We spent the first day seeing the main sights in the centre of the city, as well as getting our bearings for the place. The first impressions aside, the city looks amazing - again, another city with immaculately designed (and maintained) buildings. Some really beautiful streetscapes.


We soon ditched the centre of Valencia and navigated a sometimes confusing metro system to head towards the beaches and port/harbour. Finally, a part of Valencia which we enjoy. We walk past the site of the 2007 America's Cup - amazingly so many of those buildings, still adorned with team colours/logos/sponsors, remain vacant and in disrepair and prevent access the the waterfront. The surrounding roads however, are beautifully landscaped - mainly because these streets form the Formula One circuit. This prt of the city really has potential with some good urban planning :)

After a few minutes walking, we find the beautiful white beaches set against the blue Mediterranean Sea. Lunch is at a nearby cafe which is enjoyed with some great beer. The view is awesome and we enjoy the relaxed atmosphere as we people watch. This is a huge contrast to our views about central Valencia. It really is a whole different place here. If only we had decided to spend our 3 days at one of these beach side resorts...

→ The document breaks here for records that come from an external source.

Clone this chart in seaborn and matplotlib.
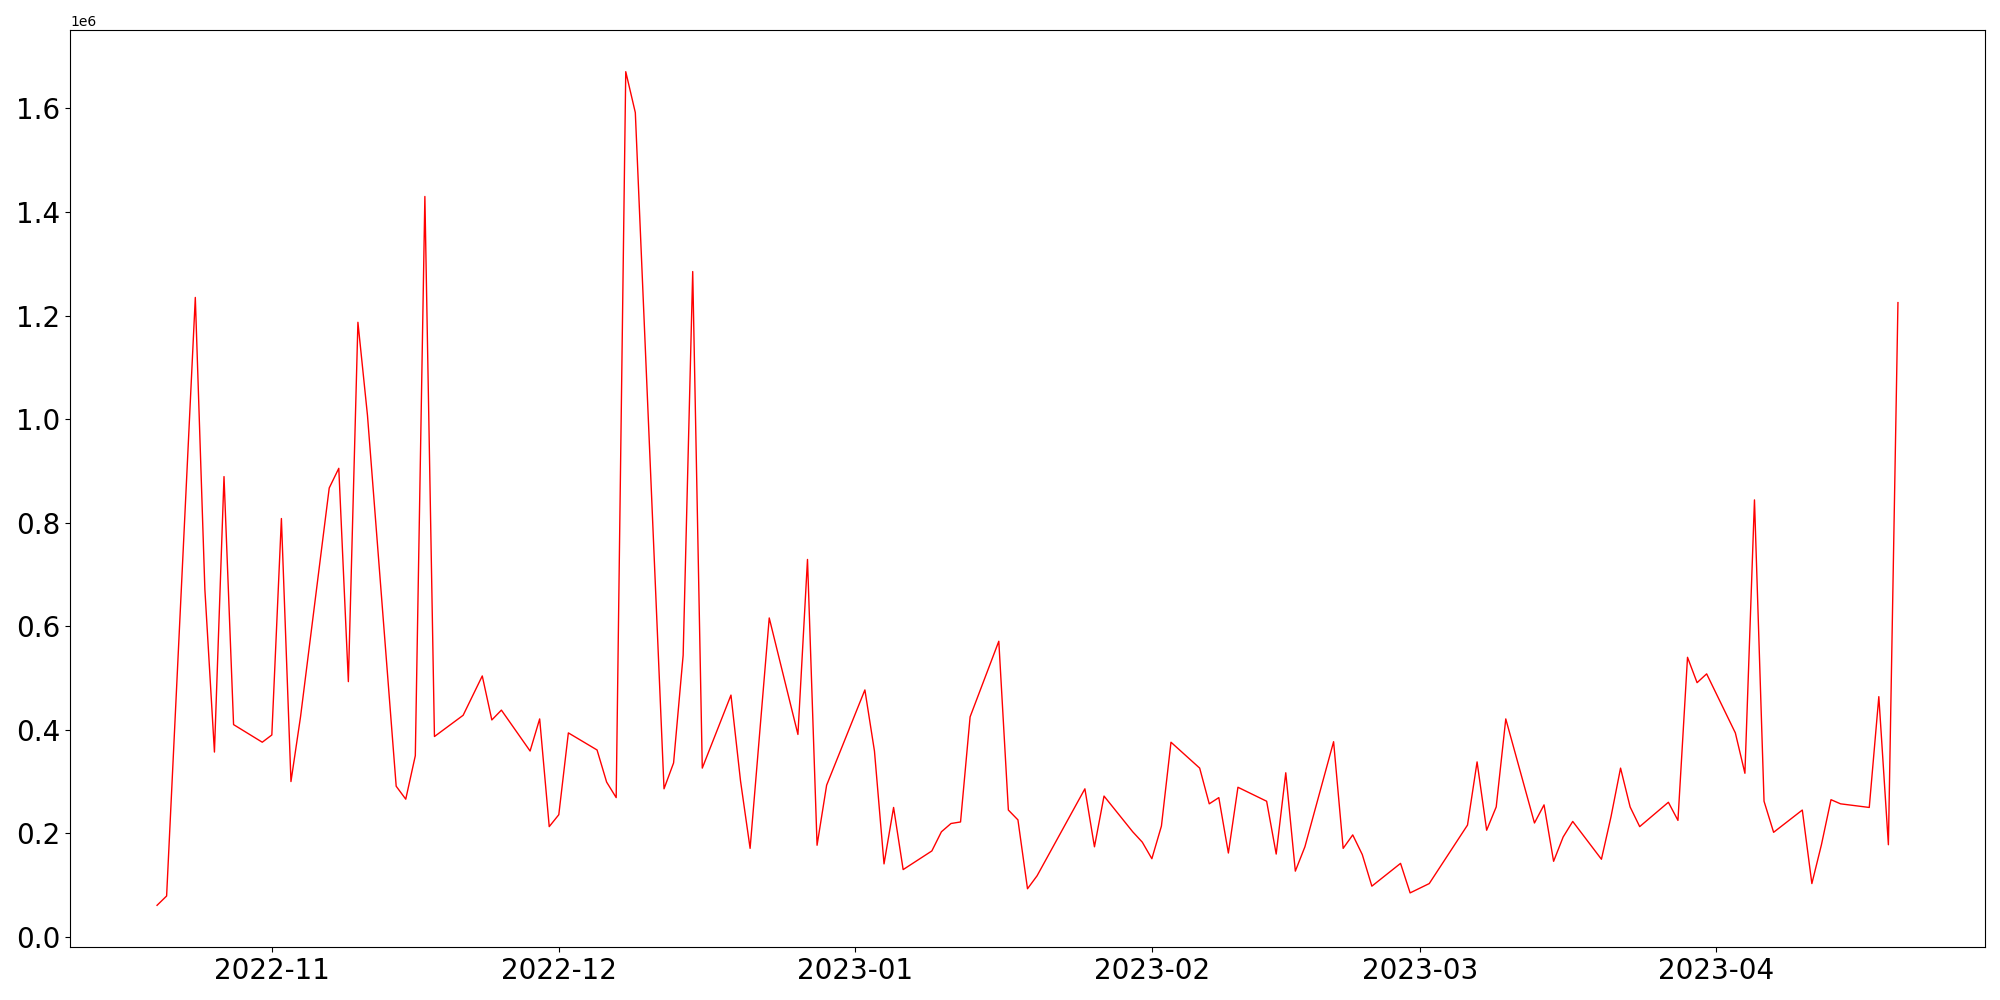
import matplotlib
matplotlib.use("Agg")
import matplotlib.pyplot as plt
import seaborn as sns
import pandas as pd

# daily values (in millions)
dates = [
    "2022-10-20", "2022-10-21", "2022-10-24", "2022-10-25", "2022-10-26", "2022-10-27", "2022-10-28",
    "2022-10-31", "2022-11-01", "2022-11-02", "2022-11-03", "2022-11-04",
    "2022-11-07", "2022-11-08", "2022-11-09", "2022-11-10", "2022-11-11",
    "2022-11-14", "2022-11-15", "2022-11-16", "2022-11-17", "2022-11-18",
    "2022-11-21", "2022-11-23", "2022-11-24", "2022-11-25",
    "2022-11-28", "2022-11-29", "2022-11-30", "2022-12-01", "2022-12-02",
    "2022-12-05", "2022-12-06", "2022-12-07", "2022-12-08", "2022-12-09",
    "2022-12-12", "2022-12-13", "2022-12-14", "2022-12-15", "2022-12-16",
    "2022-12-19", "2022-12-20", "2022-12-21", "2022-12-23",
    "2022-12-26", "2022-12-27", "2022-12-28", "2022-12-29",
    "2023-01-02", "2023-01-03", "2023-01-04", "2023-01-05", "2023-01-06",
    "2023-01-09", "2023-01-10", "2023-01-11", "2023-01-12", "2023-01-13",
    "2023-01-16", "2023-01-17", "2023-01-18", "2023-01-19", "2023-01-20",
    "2023-01-25", "2023-01-26", "2023-01-27",
    "2023-01-30", "2023-01-31", "2023-02-01", "2023-02-02", "2023-02-03",
    "2023-02-06", "2023-02-07", "2023-02-08", "2023-02-09", "2023-02-10",
    "2023-02-13", "2023-02-14", "2023-02-15", "2023-02-16", "2023-02-17",
    "2023-02-20", "2023-02-21", "2023-02-22", "2023-02-23", "2023-02-24",
    "2023-02-27", "2023-02-28", "2023-03-02",
    "2023-03-06", "2023-03-07", "2023-03-08", "2023-03-09", "2023-03-10",
    "2023-03-13", "2023-03-14", "2023-03-15", "2023-03-16", "2023-03-17",
    "2023-03-20", "2023-03-21", "2023-03-22", "2023-03-23", "2023-03-24",
    "2023-03-27", "2023-03-28", "2023-03-29", "2023-03-30", "2023-03-31",
    "2023-04-03", "2023-04-04", "2023-04-05", "2023-04-06", "2023-04-07",
    "2023-04-10", "2023-04-11", "2023-04-12", "2023-04-13", "2023-04-14",
    "2023-04-17", "2023-04-18", "2023-04-19", "2023-04-20",
]
values_m = [
    0.061, 0.079, 1.235, 0.671, 0.357, 0.889, 0.410,
    0.376, 0.390, 0.808, 0.300, 0.425,
    0.867, 0.905, 0.493, 1.187, 1.007,
    0.291, 0.266, 0.350, 1.430, 0.387,
    0.428, 0.504, 0.419, 0.438,
    0.359, 0.421, 0.213, 0.236, 0.394,
    0.361, 0.299, 0.269, 1.671, 1.592,
    0.286, 0.336, 0.544, 1.285, 0.326,
    0.467, 0.301, 0.171, 0.616,
    0.391, 0.729, 0.177, 0.293,
    0.477, 0.359, 0.141, 0.250, 0.130,
    0.166, 0.203, 0.219, 0.222, 0.425,
    0.571, 0.245, 0.226, 0.093, 0.118,
    0.286, 0.174, 0.272,
    0.203, 0.183, 0.151, 0.214, 0.376,
    0.326, 0.257, 0.269, 0.162, 0.289,
    0.262, 0.160, 0.317, 0.127, 0.174,
    0.377, 0.171, 0.197, 0.159, 0.098,
    0.142, 0.085, 0.103,
    0.216, 0.338, 0.206, 0.251, 0.421,
    0.220, 0.255, 0.146, 0.193, 0.223,
    0.150, 0.232, 0.326, 0.251, 0.213,
    0.260, 0.225, 0.540, 0.491, 0.508,
    0.394, 0.316, 0.844, 0.262, 0.202,
    0.245, 0.103, 0.178, 0.265, 0.257,
    0.250, 0.464, 0.178, 1.225,
]

df = pd.DataFrame({"date": pd.to_datetime(dates), "value": [v * 1e6 for v in values_m]})

fig, ax = plt.subplots(figsize=(20, 10), dpi=100)
sns.lineplot(data=df, x="date", y="value", color="red", linewidth=1.0, ax=ax)
ax.set_xlabel("")
ax.set_ylabel("")
plt.xticks(fontsize=20)
plt.yticks(fontsize=20)
fig.subplots_adjust(left=0.035, right=0.9925, top=0.97, bottom=0.053)
fig.savefig("out.png", dpi=100)
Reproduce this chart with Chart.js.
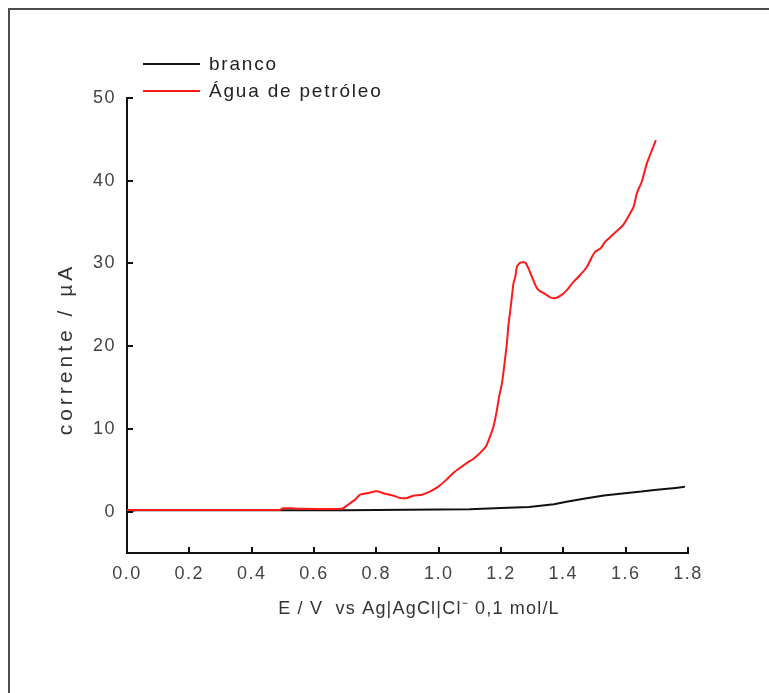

Staying clear of 'downtown', we enjoyed the reasonably new zoo called Bioparque on the western fringe of the city. Apart from a few glass walls for the bigger animals, the zoo is designed so that all the barriers are 'hidden' so that you get some great views of all the animals in replicas of their natural habitat... the highlight been getting within meters of the lemurs in their open exhibit.

We've done a lot of walking in Valencia, seeing the old, new and weird (like the Star Wars styled complex anchored by the Instituto Valencia d'Arte Modern) - which has often necessitated hydration breaks at any of the many small bars which line all of the the streets. Thank you San Miguel, Amstel and Estrella. Yet the most fun we've had - and the best way to see Valencia - is via their CityCycle scheme! (which you can ride without helmets!).


So Valencia... well, we've been. The city has had its moments, and does have some beautiful sights. Some of the food has been the best we've had so far in Spain, but those first few impressions stick...

We're looking forward to tomorrow morning's train trip to Barcelona.

Posted by timandren 15:25 Archived in Spain Tagged valencia Comments (0)

Hola Espana!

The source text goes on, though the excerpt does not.